The lines from the top of the material through the line with "const yTicks = [0, 500, 1000, 1500, 2000, 2500, 3000, 3500];" are to be set down exactly. Leave the pictures out.
— START DATA LINES —
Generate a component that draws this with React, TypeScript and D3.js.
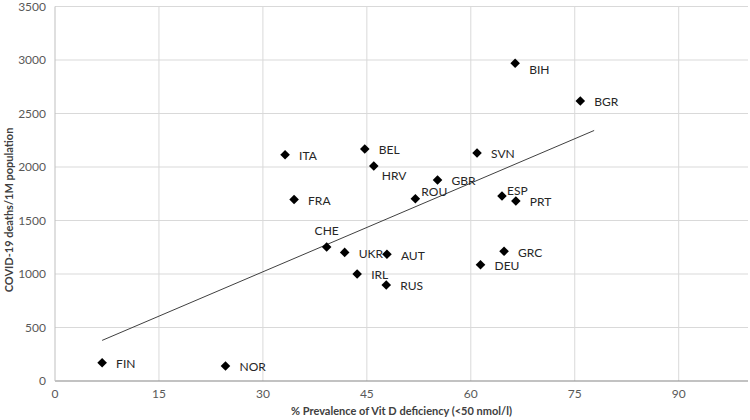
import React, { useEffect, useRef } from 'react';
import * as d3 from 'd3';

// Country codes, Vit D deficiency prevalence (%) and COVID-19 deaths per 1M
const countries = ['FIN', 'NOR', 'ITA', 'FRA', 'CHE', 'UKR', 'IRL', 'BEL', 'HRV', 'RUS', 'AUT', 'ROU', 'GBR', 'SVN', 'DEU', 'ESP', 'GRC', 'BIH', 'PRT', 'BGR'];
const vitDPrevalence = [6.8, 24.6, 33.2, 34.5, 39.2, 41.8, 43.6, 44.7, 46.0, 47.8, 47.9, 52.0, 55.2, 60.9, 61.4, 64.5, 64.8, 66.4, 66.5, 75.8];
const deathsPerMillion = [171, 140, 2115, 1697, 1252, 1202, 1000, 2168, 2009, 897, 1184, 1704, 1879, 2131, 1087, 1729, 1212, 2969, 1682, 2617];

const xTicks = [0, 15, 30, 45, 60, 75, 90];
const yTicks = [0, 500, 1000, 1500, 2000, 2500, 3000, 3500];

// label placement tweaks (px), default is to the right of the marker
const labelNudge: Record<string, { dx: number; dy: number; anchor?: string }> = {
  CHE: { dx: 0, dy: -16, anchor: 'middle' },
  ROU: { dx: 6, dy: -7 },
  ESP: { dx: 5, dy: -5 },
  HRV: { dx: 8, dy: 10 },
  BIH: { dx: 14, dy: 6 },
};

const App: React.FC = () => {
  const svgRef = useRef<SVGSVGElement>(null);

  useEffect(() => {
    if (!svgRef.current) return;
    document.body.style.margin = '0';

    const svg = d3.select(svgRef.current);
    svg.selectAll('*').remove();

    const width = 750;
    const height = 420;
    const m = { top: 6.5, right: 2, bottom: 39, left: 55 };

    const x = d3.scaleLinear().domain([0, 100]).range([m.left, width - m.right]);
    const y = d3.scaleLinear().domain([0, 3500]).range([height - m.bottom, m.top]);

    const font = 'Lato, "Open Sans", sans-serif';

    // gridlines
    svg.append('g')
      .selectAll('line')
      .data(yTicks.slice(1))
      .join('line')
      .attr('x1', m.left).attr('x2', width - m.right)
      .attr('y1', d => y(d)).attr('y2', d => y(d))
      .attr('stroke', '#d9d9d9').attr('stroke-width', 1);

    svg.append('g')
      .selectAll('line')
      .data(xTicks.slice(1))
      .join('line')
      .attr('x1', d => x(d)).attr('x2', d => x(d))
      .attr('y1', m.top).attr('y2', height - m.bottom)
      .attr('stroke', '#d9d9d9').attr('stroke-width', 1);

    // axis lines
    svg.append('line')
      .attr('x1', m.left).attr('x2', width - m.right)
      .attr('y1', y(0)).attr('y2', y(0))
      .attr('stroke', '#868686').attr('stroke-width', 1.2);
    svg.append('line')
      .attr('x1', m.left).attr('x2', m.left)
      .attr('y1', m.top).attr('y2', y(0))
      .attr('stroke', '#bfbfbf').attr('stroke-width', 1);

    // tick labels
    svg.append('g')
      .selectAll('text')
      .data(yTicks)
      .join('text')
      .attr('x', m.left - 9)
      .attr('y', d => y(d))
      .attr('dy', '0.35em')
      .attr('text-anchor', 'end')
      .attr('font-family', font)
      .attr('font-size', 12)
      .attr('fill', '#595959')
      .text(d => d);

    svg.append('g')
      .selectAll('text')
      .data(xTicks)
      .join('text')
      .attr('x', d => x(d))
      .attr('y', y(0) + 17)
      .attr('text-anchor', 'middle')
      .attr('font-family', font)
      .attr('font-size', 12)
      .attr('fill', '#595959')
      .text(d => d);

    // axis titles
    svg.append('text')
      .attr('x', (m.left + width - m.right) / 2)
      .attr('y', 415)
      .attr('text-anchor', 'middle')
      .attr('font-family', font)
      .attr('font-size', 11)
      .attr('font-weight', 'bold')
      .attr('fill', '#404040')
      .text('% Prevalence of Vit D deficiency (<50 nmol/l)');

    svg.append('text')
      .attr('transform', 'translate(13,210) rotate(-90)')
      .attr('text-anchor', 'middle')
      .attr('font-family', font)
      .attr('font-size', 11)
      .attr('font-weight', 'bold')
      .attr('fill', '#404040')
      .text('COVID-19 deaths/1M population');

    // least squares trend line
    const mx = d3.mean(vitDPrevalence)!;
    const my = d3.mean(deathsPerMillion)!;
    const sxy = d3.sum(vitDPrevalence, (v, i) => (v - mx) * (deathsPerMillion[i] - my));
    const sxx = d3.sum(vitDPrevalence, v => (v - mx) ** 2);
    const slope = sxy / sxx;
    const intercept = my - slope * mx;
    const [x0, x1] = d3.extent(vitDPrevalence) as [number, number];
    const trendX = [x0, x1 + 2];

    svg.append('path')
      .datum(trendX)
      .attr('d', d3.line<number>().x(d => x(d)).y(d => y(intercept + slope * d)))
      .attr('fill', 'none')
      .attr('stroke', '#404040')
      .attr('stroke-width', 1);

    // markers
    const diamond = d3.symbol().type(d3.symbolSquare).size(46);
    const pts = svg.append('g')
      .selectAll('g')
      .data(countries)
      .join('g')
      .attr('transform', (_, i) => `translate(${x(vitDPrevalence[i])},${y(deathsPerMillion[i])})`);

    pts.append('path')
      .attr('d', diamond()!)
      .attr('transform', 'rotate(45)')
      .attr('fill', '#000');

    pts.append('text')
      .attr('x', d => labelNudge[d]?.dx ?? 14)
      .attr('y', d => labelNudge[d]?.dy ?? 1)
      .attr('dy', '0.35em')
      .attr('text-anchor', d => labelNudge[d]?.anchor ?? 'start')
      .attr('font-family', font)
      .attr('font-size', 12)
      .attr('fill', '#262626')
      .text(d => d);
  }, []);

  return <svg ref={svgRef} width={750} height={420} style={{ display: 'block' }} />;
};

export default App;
— END DATA LINES —
■ EXPECTED ANSWER
Generate a component that draws this with React, TypeScript and D3.js.
import React, { useEffect, useRef } from 'react';
import * as d3 from 'd3';

// Country codes, Vit D deficiency prevalence (%) and COVID-19 deaths per 1M
const countries = ['FIN', 'NOR', 'ITA', 'FRA', 'CHE', 'UKR', 'IRL', 'BEL', 'HRV', 'RUS', 'AUT', 'ROU', 'GBR', 'SVN', 'DEU', 'ESP', 'GRC', 'BIH', 'PRT', 'BGR'];
const vitDPrevalence = [6.8, 24.6, 33.2, 34.5, 39.2, 41.8, 43.6, 44.7, 46.0, 47.8, 47.9, 52.0, 55.2, 60.9, 61.4, 64.5, 64.8, 66.4, 66.5, 75.8];
const deathsPerMillion = [171, 140, 2115, 1697, 1252, 1202, 1000, 2168, 2009, 897, 1184, 1704, 1879, 2131, 1087, 1729, 1212, 2969, 1682, 2617];

const xTicks = [0, 15, 30, 45, 60, 75, 90];
const yTicks = [0, 500, 1000, 1500, 2000, 2500, 3000, 3500];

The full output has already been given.